▶ **Set problem**
Produce an exact copy of the lines below that run from the line containing "Generate a Python" to the line containing "[3.47, 2.35, 3.34], [4.0, 2.4, 4.5], [5.42, 4.06, 6.07]]", inclusive; any picture is omitted.

▶ **Records with drawing code**
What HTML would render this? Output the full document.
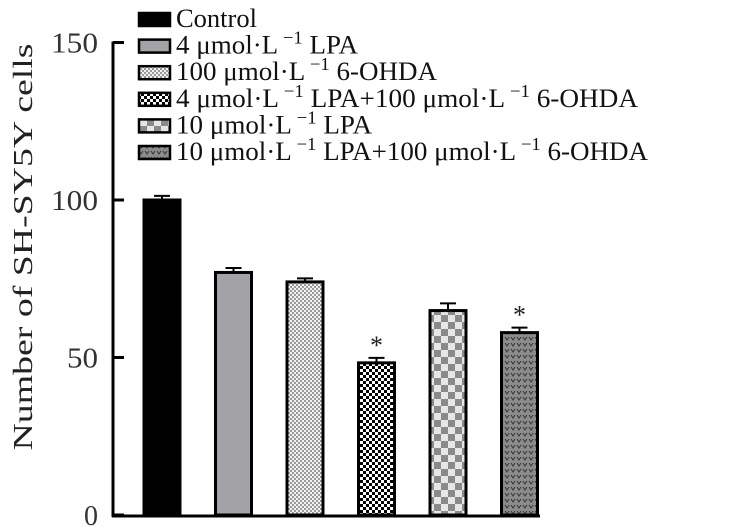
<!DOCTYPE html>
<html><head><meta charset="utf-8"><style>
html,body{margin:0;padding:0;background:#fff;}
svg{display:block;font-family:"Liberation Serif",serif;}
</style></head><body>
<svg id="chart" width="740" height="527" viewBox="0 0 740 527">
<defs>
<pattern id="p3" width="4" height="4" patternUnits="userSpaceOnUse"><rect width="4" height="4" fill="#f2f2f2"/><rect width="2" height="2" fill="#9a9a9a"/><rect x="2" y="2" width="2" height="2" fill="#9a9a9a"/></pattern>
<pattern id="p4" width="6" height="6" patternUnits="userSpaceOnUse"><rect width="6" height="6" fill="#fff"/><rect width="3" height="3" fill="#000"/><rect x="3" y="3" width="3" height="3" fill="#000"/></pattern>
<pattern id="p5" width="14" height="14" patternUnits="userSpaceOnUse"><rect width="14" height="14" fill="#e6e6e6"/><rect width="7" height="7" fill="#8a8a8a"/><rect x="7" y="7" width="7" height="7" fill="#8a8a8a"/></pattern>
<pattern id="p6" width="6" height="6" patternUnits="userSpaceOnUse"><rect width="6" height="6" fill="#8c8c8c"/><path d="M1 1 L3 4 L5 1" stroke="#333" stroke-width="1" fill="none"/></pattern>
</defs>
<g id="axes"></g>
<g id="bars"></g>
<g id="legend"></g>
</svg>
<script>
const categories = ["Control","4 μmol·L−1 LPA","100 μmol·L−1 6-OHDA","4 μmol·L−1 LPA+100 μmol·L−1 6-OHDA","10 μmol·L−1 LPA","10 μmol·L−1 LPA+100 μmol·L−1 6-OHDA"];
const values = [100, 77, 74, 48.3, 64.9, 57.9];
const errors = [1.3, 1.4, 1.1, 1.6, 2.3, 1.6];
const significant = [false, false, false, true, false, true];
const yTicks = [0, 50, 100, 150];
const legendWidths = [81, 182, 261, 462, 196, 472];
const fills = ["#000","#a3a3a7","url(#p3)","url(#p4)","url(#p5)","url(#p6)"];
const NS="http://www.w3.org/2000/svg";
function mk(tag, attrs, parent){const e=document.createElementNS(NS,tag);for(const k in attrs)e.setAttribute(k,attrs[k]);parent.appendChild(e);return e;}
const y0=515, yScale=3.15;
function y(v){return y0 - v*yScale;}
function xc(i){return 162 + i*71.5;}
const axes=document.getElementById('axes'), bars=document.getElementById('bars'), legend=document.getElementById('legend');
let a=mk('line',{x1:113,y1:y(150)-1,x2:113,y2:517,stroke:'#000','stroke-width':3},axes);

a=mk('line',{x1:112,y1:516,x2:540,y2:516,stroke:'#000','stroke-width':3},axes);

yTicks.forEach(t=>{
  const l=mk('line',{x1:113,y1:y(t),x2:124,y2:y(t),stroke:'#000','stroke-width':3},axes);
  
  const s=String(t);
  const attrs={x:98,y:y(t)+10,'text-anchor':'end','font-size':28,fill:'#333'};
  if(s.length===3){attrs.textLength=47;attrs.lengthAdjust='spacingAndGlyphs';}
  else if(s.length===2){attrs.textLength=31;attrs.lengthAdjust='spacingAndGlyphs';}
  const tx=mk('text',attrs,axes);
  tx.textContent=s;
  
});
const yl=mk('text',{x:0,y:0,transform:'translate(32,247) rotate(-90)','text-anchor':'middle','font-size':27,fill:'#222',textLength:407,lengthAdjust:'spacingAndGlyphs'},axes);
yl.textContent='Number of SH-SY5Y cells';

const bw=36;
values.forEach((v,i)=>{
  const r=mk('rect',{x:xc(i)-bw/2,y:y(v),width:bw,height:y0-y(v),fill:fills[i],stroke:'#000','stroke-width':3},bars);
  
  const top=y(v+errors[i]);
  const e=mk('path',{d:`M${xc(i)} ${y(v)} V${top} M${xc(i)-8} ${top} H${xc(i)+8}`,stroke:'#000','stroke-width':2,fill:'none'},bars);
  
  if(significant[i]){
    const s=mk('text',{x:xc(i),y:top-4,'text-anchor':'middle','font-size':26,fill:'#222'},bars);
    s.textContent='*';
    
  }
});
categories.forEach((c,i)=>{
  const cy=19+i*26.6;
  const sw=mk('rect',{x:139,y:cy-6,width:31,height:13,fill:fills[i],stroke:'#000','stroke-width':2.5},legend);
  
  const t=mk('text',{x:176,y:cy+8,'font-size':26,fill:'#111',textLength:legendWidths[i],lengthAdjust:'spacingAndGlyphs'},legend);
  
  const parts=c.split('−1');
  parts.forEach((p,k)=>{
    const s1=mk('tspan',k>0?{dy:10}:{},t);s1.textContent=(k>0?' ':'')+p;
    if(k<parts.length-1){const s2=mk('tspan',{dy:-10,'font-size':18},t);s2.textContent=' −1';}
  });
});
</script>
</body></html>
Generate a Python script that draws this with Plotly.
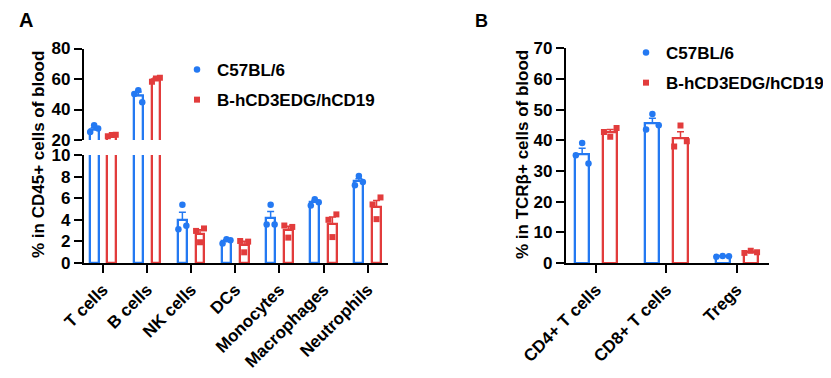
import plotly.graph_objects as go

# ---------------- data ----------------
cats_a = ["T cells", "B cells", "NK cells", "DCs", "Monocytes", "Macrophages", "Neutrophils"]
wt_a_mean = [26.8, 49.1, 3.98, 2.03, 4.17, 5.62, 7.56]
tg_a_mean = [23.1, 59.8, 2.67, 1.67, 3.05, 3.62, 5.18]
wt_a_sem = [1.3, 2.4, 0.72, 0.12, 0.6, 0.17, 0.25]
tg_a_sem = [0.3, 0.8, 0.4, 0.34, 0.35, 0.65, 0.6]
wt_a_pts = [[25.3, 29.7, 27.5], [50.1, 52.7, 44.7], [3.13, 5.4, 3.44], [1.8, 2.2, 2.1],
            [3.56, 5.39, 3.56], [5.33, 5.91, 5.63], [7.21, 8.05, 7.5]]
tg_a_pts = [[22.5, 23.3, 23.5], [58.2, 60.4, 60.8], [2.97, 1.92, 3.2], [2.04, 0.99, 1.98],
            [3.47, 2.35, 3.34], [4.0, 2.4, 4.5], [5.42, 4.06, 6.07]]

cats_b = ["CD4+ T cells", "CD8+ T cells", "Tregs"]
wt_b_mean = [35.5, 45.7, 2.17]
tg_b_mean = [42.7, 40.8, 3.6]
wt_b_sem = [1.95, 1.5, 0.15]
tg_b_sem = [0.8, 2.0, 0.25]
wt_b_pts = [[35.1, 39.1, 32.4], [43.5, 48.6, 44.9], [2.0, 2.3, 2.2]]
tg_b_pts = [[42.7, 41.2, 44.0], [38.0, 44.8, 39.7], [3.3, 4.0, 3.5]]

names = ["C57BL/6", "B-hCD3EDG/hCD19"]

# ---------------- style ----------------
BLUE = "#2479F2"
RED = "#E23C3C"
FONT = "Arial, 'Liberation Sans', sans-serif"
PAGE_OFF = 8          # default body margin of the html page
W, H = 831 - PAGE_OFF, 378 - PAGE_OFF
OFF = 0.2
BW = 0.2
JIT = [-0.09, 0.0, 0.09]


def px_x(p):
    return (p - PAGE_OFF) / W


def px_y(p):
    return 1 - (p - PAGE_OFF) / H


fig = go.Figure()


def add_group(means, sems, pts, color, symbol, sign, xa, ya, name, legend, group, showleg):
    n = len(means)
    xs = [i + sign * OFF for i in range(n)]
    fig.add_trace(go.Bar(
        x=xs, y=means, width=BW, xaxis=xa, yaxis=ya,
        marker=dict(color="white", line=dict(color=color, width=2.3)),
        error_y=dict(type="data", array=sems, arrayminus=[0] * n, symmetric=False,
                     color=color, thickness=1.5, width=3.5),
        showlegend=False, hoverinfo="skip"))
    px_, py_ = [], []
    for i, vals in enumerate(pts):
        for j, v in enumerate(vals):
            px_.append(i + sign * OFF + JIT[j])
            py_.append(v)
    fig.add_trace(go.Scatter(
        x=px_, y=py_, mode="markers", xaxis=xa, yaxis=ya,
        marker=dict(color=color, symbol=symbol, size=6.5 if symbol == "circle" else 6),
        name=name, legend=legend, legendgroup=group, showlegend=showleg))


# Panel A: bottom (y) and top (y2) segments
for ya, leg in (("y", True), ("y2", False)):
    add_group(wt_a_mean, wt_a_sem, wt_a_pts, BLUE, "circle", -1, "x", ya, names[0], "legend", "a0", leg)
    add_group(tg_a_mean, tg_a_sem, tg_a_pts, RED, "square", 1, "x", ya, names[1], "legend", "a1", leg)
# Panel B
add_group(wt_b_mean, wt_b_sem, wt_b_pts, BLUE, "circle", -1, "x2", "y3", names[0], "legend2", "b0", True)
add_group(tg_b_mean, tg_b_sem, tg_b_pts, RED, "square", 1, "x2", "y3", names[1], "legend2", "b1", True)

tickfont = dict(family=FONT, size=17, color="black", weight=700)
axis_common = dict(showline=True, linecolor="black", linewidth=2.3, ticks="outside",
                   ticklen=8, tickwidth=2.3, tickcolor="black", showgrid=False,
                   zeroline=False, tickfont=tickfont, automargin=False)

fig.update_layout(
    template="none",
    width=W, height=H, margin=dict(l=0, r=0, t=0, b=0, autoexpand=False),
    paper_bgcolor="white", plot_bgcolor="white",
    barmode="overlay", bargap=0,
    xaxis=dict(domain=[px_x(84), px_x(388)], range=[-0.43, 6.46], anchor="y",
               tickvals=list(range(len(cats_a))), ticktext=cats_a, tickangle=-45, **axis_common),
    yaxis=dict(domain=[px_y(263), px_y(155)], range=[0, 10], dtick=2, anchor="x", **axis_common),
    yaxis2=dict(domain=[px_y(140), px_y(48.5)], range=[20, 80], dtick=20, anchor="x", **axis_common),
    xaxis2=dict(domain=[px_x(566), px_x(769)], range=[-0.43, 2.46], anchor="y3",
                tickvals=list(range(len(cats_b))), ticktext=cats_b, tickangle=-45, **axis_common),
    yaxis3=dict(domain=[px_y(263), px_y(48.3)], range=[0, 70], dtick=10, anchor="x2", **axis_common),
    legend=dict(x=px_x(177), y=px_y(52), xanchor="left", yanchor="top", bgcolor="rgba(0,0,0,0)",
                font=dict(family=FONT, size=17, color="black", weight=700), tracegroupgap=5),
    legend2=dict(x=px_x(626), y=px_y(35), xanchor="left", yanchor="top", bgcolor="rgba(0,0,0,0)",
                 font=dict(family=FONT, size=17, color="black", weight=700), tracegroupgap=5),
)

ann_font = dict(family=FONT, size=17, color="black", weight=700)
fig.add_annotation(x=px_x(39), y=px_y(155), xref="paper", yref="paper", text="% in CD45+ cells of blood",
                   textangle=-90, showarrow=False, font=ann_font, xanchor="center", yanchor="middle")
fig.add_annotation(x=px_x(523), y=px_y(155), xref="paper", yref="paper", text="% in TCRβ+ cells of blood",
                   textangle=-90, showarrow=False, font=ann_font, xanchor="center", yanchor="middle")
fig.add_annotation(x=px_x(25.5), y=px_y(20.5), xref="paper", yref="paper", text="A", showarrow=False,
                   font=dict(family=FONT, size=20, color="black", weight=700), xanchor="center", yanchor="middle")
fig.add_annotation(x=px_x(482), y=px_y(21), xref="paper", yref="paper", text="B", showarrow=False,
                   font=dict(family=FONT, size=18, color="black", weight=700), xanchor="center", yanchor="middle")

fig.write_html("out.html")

▶ **Solution below**
Generate a Python script that draws this with Plotly.
import plotly.graph_objects as go

# ---------------- data ----------------
cats_a = ["T cells", "B cells", "NK cells", "DCs", "Monocytes", "Macrophages", "Neutrophils"]
wt_a_mean = [26.8, 49.1, 3.98, 2.03, 4.17, 5.62, 7.56]
tg_a_mean = [23.1, 59.8, 2.67, 1.67, 3.05, 3.62, 5.18]
wt_a_sem = [1.3, 2.4, 0.72, 0.12, 0.6, 0.17, 0.25]
tg_a_sem = [0.3, 0.8, 0.4, 0.34, 0.35, 0.65, 0.6]
wt_a_pts = [[25.3, 29.7, 27.5], [50.1, 52.7, 44.7], [3.13, 5.4, 3.44], [1.8, 2.2, 2.1],
            [3.56, 5.39, 3.56], [5.33, 5.91, 5.63], [7.21, 8.05, 7.5]]
tg_a_pts = [[22.5, 23.3, 23.5], [58.2, 60.4, 60.8], [2.97, 1.92, 3.2], [2.04, 0.99, 1.98],
            [3.47, 2.35, 3.34], [4.0, 2.4, 4.5], [5.42, 4.06, 6.07]]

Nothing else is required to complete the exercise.